### PROBLEM REQUIREMENTS
Please write out the lines of the data exactly, beginning with the first and ending with the line containing "ohn_counts), (oht_edges, oht_counts)]"; leave the pictures behind.
┌──
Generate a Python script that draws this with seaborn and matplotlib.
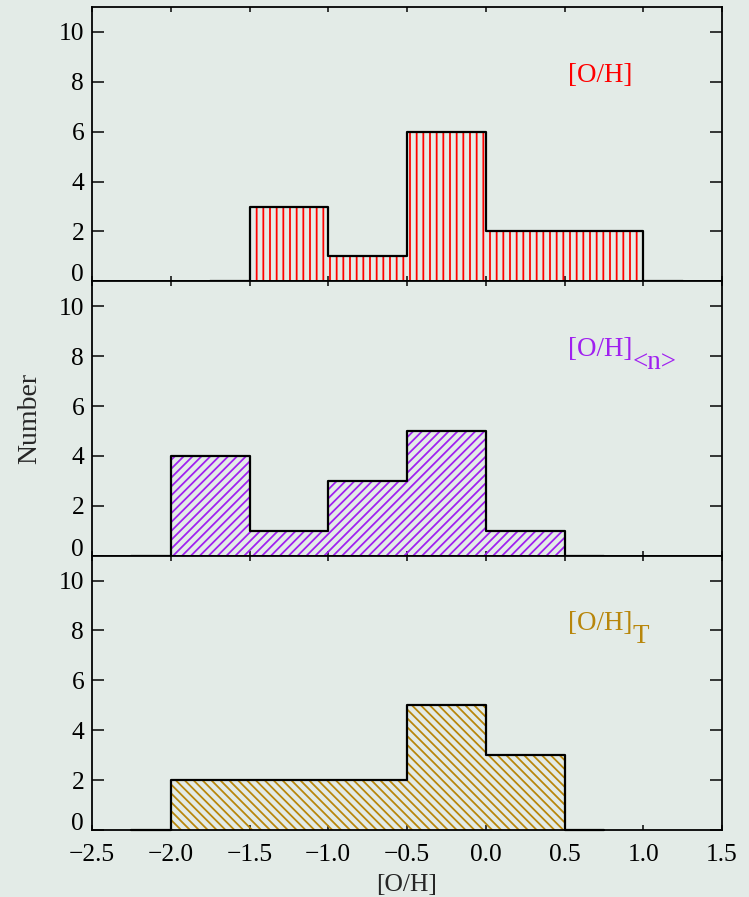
import numpy as np
import pandas as pd
import matplotlib
matplotlib.use("Agg")
import matplotlib.pyplot as plt
import seaborn as sns

# Histogram bin edges and counts for each abundance estimate
oh_edges = [-1.5, -1.0, -0.5, 0.0, 0.5, 1.0]
oh_counts = [3, 1, 6, 2, 2]

ohn_edges = [-2.0, -1.5, -1.0, -0.5, 0.0, 0.5]
ohn_counts = [4, 1, 3, 5, 1]

oht_edges = [-2.0, -1.5, -1.0, -0.5, 0.0, 0.5]
oht_counts = [2, 2, 2, 5, 3]

panel_titles = ["[O/H]", "[O/H]", "[O/H]"]
panel_subs = ["", "<n>", "T"]
panel_colors = ["#ff0000", "#a020f0", "#b8860b"]
panel_hatches = ["||", "///", "\\\\\\"]

x_ticks = [-2.5, -2.0, -1.5, -1.0, -0.5, 0.0, 0.5, 1.0, 1.5]
y_ticks = [0, 2, 4, 6, 8, 10]

BG = "#e3ebe7"
DPI = 80

sns.set_theme(style="ticks", rc={
    "figure.facecolor": BG,
    "axes.facecolor": BG,
    "axes.edgecolor": "black",
    "axes.linewidth": 1.6,
    "hatch.linewidth": 1.6,
    "xtick.direction": "in",
    "ytick.direction": "in",
    "xtick.color": "black",
    "ytick.color": "black",
})
plt.rcParams["font.family"] = ["Liberation Serif", "DejaVu Serif"]
plt.rcParams["axes.unicode_minus"] = True


def padded(edges, counts):
    """Add a half-width empty bin at both ends of the histogram."""
    half = (edges[1] - edges[0]) / 2.0
    e = [edges[0] - half] + list(edges) + [edges[-1] + half]
    c = [0] + list(counts) + [0]
    centers = [(e[k] + e[k + 1]) / 2.0 for k in range(len(c))]
    return [float(v) for v in e], pd.DataFrame({"oh": centers, "n": c})


fig, axes = plt.subplots(3, 1, figsize=(749 / DPI, 897 / DPI), dpi=DPI, sharex=True)
fig.subplots_adjust(left=92 / 749, right=722 / 749, top=1 - 7 / 897,
                    bottom=1 - 830 / 897, hspace=0)

datasets = [(oh_edges, oh_counts), (ohn_edges, ohn_counts), (oht_edges, oht_counts)]

for i, ax in enumerate(axes):
    edges, counts = datasets[i]
    bins, df = padded(edges, counts)
    col = panel_colors[i]

    # hatched fill of the bars
    sns.histplot(data=df, x="oh", weights="n", bins=bins, element="bars",
                 fill=True, facecolor="none", edgecolor=col, linewidth=0,
                 hatch=panel_hatches[i], ax=ax, zorder=2)
    # black outline of the histogram, running on past the outer bins
    sns.histplot(data=df, x="oh", weights="n", bins=bins, element="step",
                 fill=False, color="black", linewidth=2.0, ax=ax, zorder=4,
                 clip_on=False)

    ax.set_xlim(-2.5, 1.5)
    ax.set_ylim(0, 11)
    ax.set_xticks(x_ticks)
    ax.set_yticks(y_ticks)
    ax.set_ylabel("")
    ax.set_xlabel("")
    ax.tick_params(axis="x", which="major", top=True, bottom=True, length=4.5,
                   width=1.35, labelsize=23, pad=13)
    ax.tick_params(axis="y", which="major", left=True, right=True, length=10.8,
                   width=1.35, labelsize=23, pad=7)
    for s in ax.spines.values():
        s.set_visible(True)
        s.set_linewidth(1.6)

    ax.text(0.52, 8.0, panel_titles[i], color=col, fontsize=24.3,
            ha="left", va="baseline")
    if panel_subs[i]:
        ax.text(0.93, 7.5, panel_subs[i], color=col, fontsize=24.3,
                ha="left", va="baseline")

    if i < 2:
        ax.tick_params(axis="x", labelbottom=False)

axes[-1].set_xticklabels([f"{v:.1f}".replace("-", "\u2212") for v in x_ticks])
axes[-1].set_xlabel("[O/H]", fontsize=23, labelpad=7)
fig.text(30 / 749, 1 - 418 / 897, "Number", rotation=90, fontsize=25,
         ha="center", va="center")

# the zero label of each panel sits on the baseline, clear of the panel below
fig.canvas.draw()
for ax in axes:
    ax.get_yticklabels()[0].set_verticalalignment("baseline")

fig.savefig("out.png", dpi=DPI, facecolor=fig.get_facecolor())
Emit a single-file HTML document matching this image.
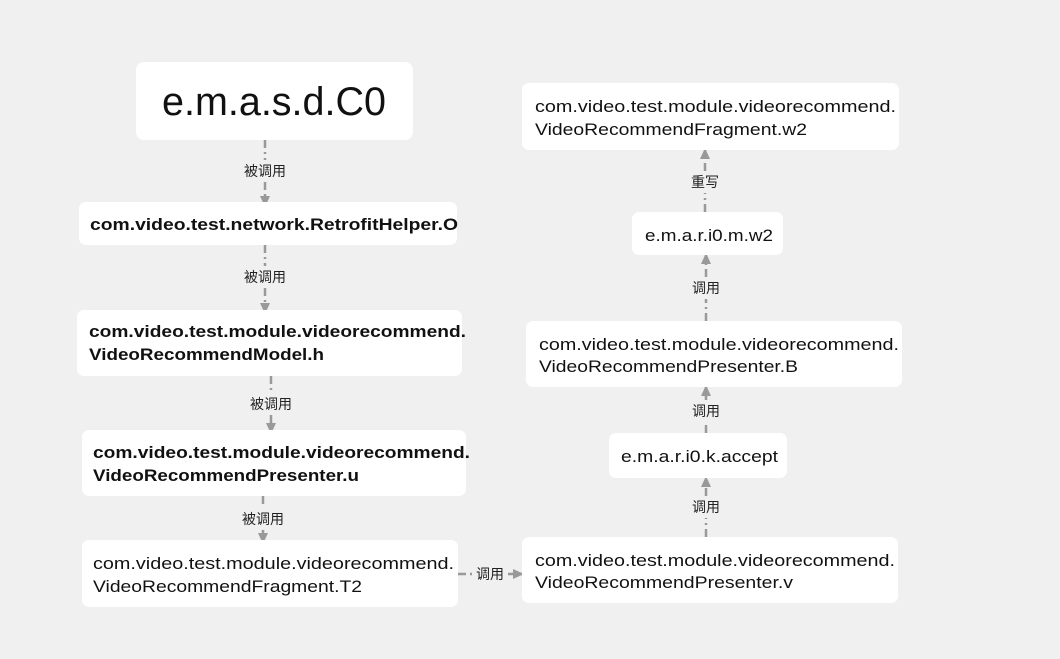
<!DOCTYPE html>
<html><head><meta charset="utf-8"><style>
html,body{margin:0;padding:0;background:#f0f0f0;}
svg{display:block;}
text{font-family:"Liberation Sans","Noto Sans CJK SC",sans-serif;fill:#111;}
.b{font-weight:bold;font-size:17px;}
.n{font-size:17px;}
.l{font-size:14px;fill:#222;text-anchor:middle;}
.c{stroke:#999;stroke-width:2.5;stroke-dasharray:8 4 2 4;fill:none;}
rect{fill:#fff;}
</style></head><body>
<svg width="1060" height="659" xmlns="http://www.w3.org/2000/svg">
<defs><marker id="a" markerWidth="12" markerHeight="12" refX="9" refY="6" orient="auto" markerUnits="userSpaceOnUse"><path d="M0,1 L11,6 L0,11 Z" fill="#999"/></marker></defs>
<g class="c">
<line x1="265" y1="140" x2="265" y2="160"/><line x1="265" y1="182" x2="265" y2="205" marker-end="url(#a)"/>
<line x1="265" y1="245" x2="265" y2="266"/><line x1="265" y1="288" x2="265" y2="312" marker-end="url(#a)"/>
<line x1="271" y1="376" x2="271" y2="393"/><line x1="271" y1="415" x2="271" y2="432" marker-end="url(#a)"/>
<line x1="263" y1="496" x2="263" y2="508"/><line x1="263" y1="530" x2="263" y2="542" marker-end="url(#a)"/>
<line x1="458" y1="574" x2="472" y2="574"/><line x1="508" y1="574" x2="522" y2="574" marker-end="url(#a)"/>
<line x1="706" y1="537" x2="706" y2="518"/><line x1="706" y1="496" x2="706" y2="478" marker-end="url(#a)"/>
<line x1="706" y1="433" x2="706" y2="422"/><line x1="706" y1="400" x2="706" y2="387" marker-end="url(#a)"/>
<line x1="706" y1="321" x2="706" y2="299"/><line x1="706" y1="277" x2="706" y2="255" marker-end="url(#a)"/>
<line x1="705" y1="212" x2="705" y2="193"/><line x1="705" y1="171" x2="705" y2="150" marker-end="url(#a)"/>
</g>
<text class="l" x="265" y="176">被调用</text>
<text class="l" x="265" y="282">被调用</text>
<text class="l" x="271" y="409">被调用</text>
<text class="l" x="263" y="524">被调用</text>
<text class="l" x="490" y="579">调用</text>
<text class="l" x="706" y="512">调用</text>
<text class="l" x="706" y="416">调用</text>
<text class="l" x="706" y="293">调用</text>
<text class="l" x="705" y="187">重写</text>
<rect x="136" y="62" width="277" height="78" rx="8"/>
<text x="274" y="115" text-anchor="middle" style="font-size:40px" textLength="224" lengthAdjust="spacingAndGlyphs">e.m.a.s.d.C0</text>
<rect x="79" y="202" width="378" height="43" rx="7"/>
<text class="b" x="90" y="230" textLength="368" lengthAdjust="spacingAndGlyphs">com.video.test.network.RetrofitHelper.O</text>
<rect x="77" y="310" width="385" height="66" rx="7"/>
<text class="b" x="89" y="337" textLength="377" lengthAdjust="spacingAndGlyphs">com.video.test.module.videorecommend.</text>
<text class="b" x="89" y="360" textLength="235" lengthAdjust="spacingAndGlyphs">VideoRecommendModel.h</text>
<rect x="82" y="430" width="384" height="66" rx="7"/>
<text class="b" x="93" y="458" textLength="377" lengthAdjust="spacingAndGlyphs">com.video.test.module.videorecommend.</text>
<text class="b" x="93" y="481" textLength="266" lengthAdjust="spacingAndGlyphs">VideoRecommendPresenter.u</text>
<rect x="82" y="540" width="376" height="67" rx="7"/>
<text class="n" x="93" y="569" textLength="361" lengthAdjust="spacingAndGlyphs">com.video.test.module.videorecommend.</text>
<text class="n" x="93" y="592" textLength="269" lengthAdjust="spacingAndGlyphs">VideoRecommendFragment.T2</text>
<rect x="522" y="537" width="376" height="66" rx="7"/>
<text class="n" x="535" y="566" textLength="360" lengthAdjust="spacingAndGlyphs">com.video.test.module.videorecommend.</text>
<text class="n" x="535" y="588" textLength="258" lengthAdjust="spacingAndGlyphs">VideoRecommendPresenter.v</text>
<rect x="609" y="433" width="178" height="45" rx="7"/>
<text class="n" x="621" y="462" textLength="157" lengthAdjust="spacingAndGlyphs">e.m.a.r.i0.k.accept</text>
<rect x="526" y="321" width="376" height="66" rx="7"/>
<text class="n" x="539" y="350" textLength="360" lengthAdjust="spacingAndGlyphs">com.video.test.module.videorecommend.</text>
<text class="n" x="539" y="372" textLength="259" lengthAdjust="spacingAndGlyphs">VideoRecommendPresenter.B</text>
<rect x="632" y="212" width="151" height="43" rx="7"/>
<text class="n" x="645" y="241" textLength="128" lengthAdjust="spacingAndGlyphs">e.m.a.r.i0.m.w2</text>
<rect x="522" y="83" width="377" height="67" rx="7"/>
<text class="n" x="535" y="112" textLength="361" lengthAdjust="spacingAndGlyphs">com.video.test.module.videorecommend.</text>
<text class="n" x="535" y="135" textLength="272" lengthAdjust="spacingAndGlyphs">VideoRecommendFragment.w2</text>
</svg>
</body></html>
└──
### SOLUTION BELOW
Generate a Python script that draws this with seaborn and matplotlib.
import numpy as np
import pandas as pd
import matplotlib
matplotlib.use("Agg")
import matplotlib.pyplot as plt
import seaborn as sns

# Histogram bin edges and counts for each abundance estimate
oh_edges = [-1.5, -1.0, -0.5, 0.0, 0.5, 1.0]
oh_counts = [3, 1, 6, 2, 2]

ohn_edges = [-2.0, -1.5, -1.0, -0.5, 0.0, 0.5]
ohn_counts = [4, 1, 3, 5, 1]

oht_edges = [-2.0, -1.5, -1.0, -0.5, 0.0, 0.5]
oht_counts = [2, 2, 2, 5, 3]

panel_titles = ["[O/H]", "[O/H]", "[O/H]"]
panel_subs = ["", "<n>", "T"]
panel_colors = ["#ff0000", "#a020f0", "#b8860b"]
panel_hatches = ["||", "///", "\\\\\\"]

x_ticks = [-2.5, -2.0, -1.5, -1.0, -0.5, 0.0, 0.5, 1.0, 1.5]
y_ticks = [0, 2, 4, 6, 8, 10]

BG = "#e3ebe7"
DPI = 80

sns.set_theme(style="ticks", rc={
    "figure.facecolor": BG,
    "axes.facecolor": BG,
    "axes.edgecolor": "black",
    "axes.linewidth": 1.6,
    "hatch.linewidth": 1.6,
    "xtick.direction": "in",
    "ytick.direction": "in",
    "xtick.color": "black",
    "ytick.color": "black",
})
plt.rcParams["font.family"] = ["Liberation Serif", "DejaVu Serif"]
plt.rcParams["axes.unicode_minus"] = True


def padded(edges, counts):
    """Add a half-width empty bin at both ends of the histogram."""
    half = (edges[1] - edges[0]) / 2.0
    e = [edges[0] - half] + list(edges) + [edges[-1] + half]
    c = [0] + list(counts) + [0]
    centers = [(e[k] + e[k + 1]) / 2.0 for k in range(len(c))]
    return [float(v) for v in e], pd.DataFrame({"oh": centers, "n": c})


fig, axes = plt.subplots(3, 1, figsize=(749 / DPI, 897 / DPI), dpi=DPI, sharex=True)
fig.subplots_adjust(left=92 / 749, right=722 / 749, top=1 - 7 / 897,
                    bottom=1 - 830 / 897, hspace=0)

datasets = [(oh_edges, oh_counts), (ohn_edges, ohn_counts), (oht_edges, oht_counts)]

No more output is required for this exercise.